一流卓球選手のフォアハンドトップスピンストロークにおける肩と腰の可動性について
https://www.jpnsport.go.jp/hpsc/study/history/tabid/1579/EntryID/236/Default.aspx
Figure 5
Upon impact:
Racket head speed = ~22m/s (max ~23m/s at ~30ms after impact)
Racket angular velocity = ~1500deg/s (max ~1600deg/s at ~30ms after impact)
https://i.imgur.com/hK4wbFz.png
Figure 6
Step over (max speed ~10ms before impact)
Chance ball (max speed ~5ms after impact)
Step around (max speed ~10ms after impact)
https://i.imgur.com/QMiWytI.png

Another study (2006) from Taiwan, with participants such as Chiang Peng-Lung (only one shown in the plots), Chang Yen-Shu, Chen Chien-An, Chiang Hung-Chieh, Huang Sheng-Sheng, measured the angles and angular velocities of practically all major joints during a FH slow loop and fast loop.

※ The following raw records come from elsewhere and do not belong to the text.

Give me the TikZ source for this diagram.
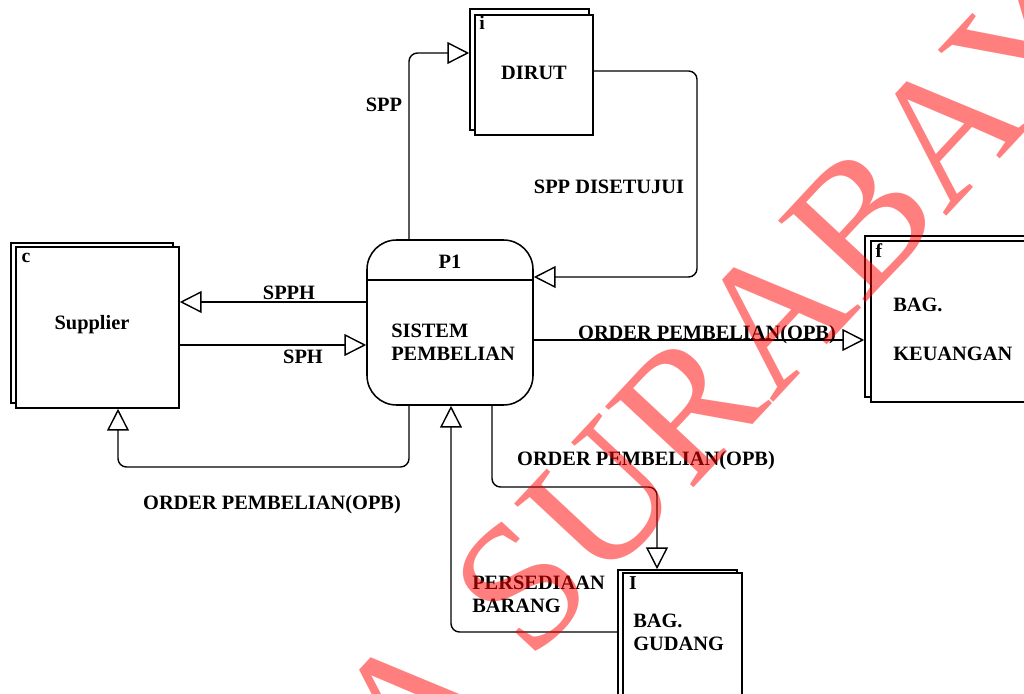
\documentclass[tikz,border=0pt]{standalone}
\usepackage{fontspec}
\setmainfont{Liberation Serif}
\usetikzlibrary{arrows.meta,fit}
\begin{document}
\begin{tikzpicture}[x=0.025cm,y=-0.025cm,
  lbl/.style={font=\bfseries\fontsize{14.5}{17}\selectfont, inner sep=0},
  tag/.style={font=\bfseries\fontsize{14}{16}\selectfont, inner sep=0},
  flow/.style={line width=1pt, rounded corners=6pt,
    -{Triangle[open,length=15.5pt,width=15.5pt]}},
  ent/.style={draw, line width=1.1pt, fill=white, inner sep=0},
  proc/.style={draw, line width=1.1pt, fill=white, inner sep=0, rounded corners=21pt},
]
\useasboundingbox (0,0) rectangle (1024,694);
\clip (0,0) rectangle (1024,694);

% external entities: a back sheet and a front sheet each
\node[ent, fit={(470,9) (589,130)}] (dirutB) {};
\node[ent, fit={(475,15) (593,135)}] (dirut) {};
\node[ent, fit={(11,243) (173,403)}] (supB) {};
\node[ent, fit={(16,247) (179,408)}] (sup) {};
\node[ent, fit={(865,236) (1040,397)}] (keuB) {};
\node[ent, fit={(871,241) (1040,402)}] (keu) {};
\node[ent, fit={(618,570) (737,710)}] (gudB) {};
\node[ent, fit={(623,573) (742,710)}] (gud) {};

% process
\node[proc, fit={(367,240) (533,405)}] (p1) {};
\draw[line width=1.1pt] (p1.west |- 0,280) -- (p1.east |- 0,280);

% entity and process texts
\node[tag] (ti) at (482,23) {i};
\node[lbl] (tdirut) at (534,73) {DIRUT};
\node[tag] (tc) at (26,258) {c};
\node[lbl] (tsup) at (92,325) {Supplier};
\node[lbl] (tp1) at (450,262) {P1};
\node[lbl, anchor=base west] (tsis) at (391,337) {SISTEM};
\node[lbl, anchor=base west] (tpem) at (391,361) {PEMBELIAN};
\node[tag] (tf) at (879,251) {f};
\node[lbl, anchor=base west] (tbag1) at (893,312) {BAG.};
\node[lbl, anchor=base west] (tkeu) at (893,361) {KEUANGAN};
\node[tag] (tl) at (633,583) {I};
\node[lbl, anchor=base west] (tbag2) at (633,627) {BAG.};
\node[lbl, anchor=base west] (tgud) at (633,650) {GUDANG};

% data flows
\draw[flow] (p1.north -| 409,0) |- (dirutB.west |- 0,53);
\draw[flow] (dirut.east |- 0,71) -| (697,277) -- (p1.east |- 0,277);
\draw[flow] (p1.west |- 0,302) -- (sup.east |- 0,302);
\draw[flow] (sup.east |- 0,345) -- (p1.west |- 0,345);
\draw[flow] (p1.south -| 409,0) |- (118,467) -- (sup.south -| 118,0);
\draw[flow] (p1.east |- 0,340) -- (keuB.west |- 0,340);
\draw[flow] (p1.south -| 492,0) |- (657,487) -- (gudB.north -| 657,0);
\draw[flow] (gudB.west |- 0,632) -| (p1.south -| 451,0);

% flow labels
\node[lbl, anchor=base] (lspp) at (384,112) {SPP};
\node[lbl, anchor=base] (lsppd) at (609,194) {SPP DISETUJUI};
\node[lbl, anchor=base] (lspph) at (289,300) {SPPH};
\node[lbl, anchor=base] (lsph) at (303,363) {SPH};
\node[lbl, anchor=base] (lopb1) at (272,509) {ORDER PEMBELIAN(OPB)};
\node[lbl, anchor=base] (lopb2) at (707,340) {ORDER PEMBELIAN(OPB)};
\node[lbl, anchor=base] (lopb3) at (646,465) {ORDER PEMBELIAN(OPB)};
\node[lbl, anchor=base west] (lpers) at (472,589) {PERSEDIAAN};
\node[lbl, anchor=base west] (lbar) at (472,612) {BARANG};

% watermark across the sheet
\node[rotate=47, text=red, text opacity=0.5, inner sep=0,
  font=\fontsize{130}{132}\selectfont, anchor=base] (wm) at (800,374) {A SURABAYA};
\end{tikzpicture}
\end{document}
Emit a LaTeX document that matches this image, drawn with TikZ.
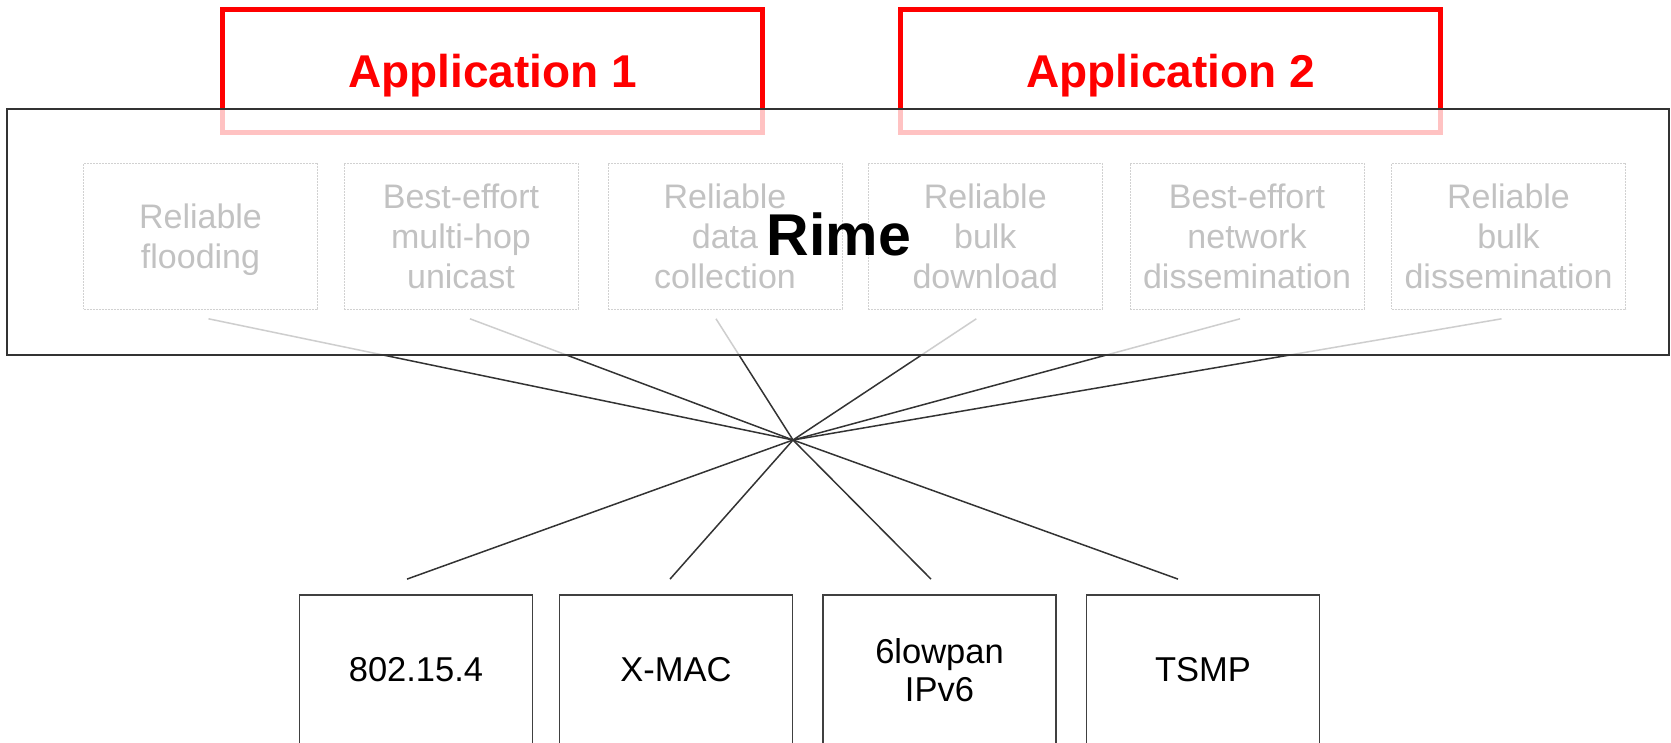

The data shows that the penhold and shakehand players supinate and then pronate the forearm (while remaining in supination), and ulnar-deviate and then radial-deviate the wrist (while remaining in ulnar deviation) moments before and through the contact. In terms of angle, penhold and shakehand players supinate for a similar amount but the former radial-deviate double the amount (34.75±4.69 vs 16.88±4.27 for slow loop and 36.38±15.79 vs 20.06±3.06 for fast loop) while the latter pronate double the amount (10.29±1.25 vs 18.19±9.95 for slow loop and 8.75±4.52 vs 19.89±15.24 for fast loop). In terms of angular velocity, the same trend is seen for penhold (radial-deviating 276.70±0.06/303.98±22.75 and pronating 98.26±9.05/89.86±13.84 for slow/fast loop) and shakehand players (radial-deviating 164.90±42.93/211.73±53.63 and pronating 142.81±80.87/181.25±151.16 for slow/fast loop).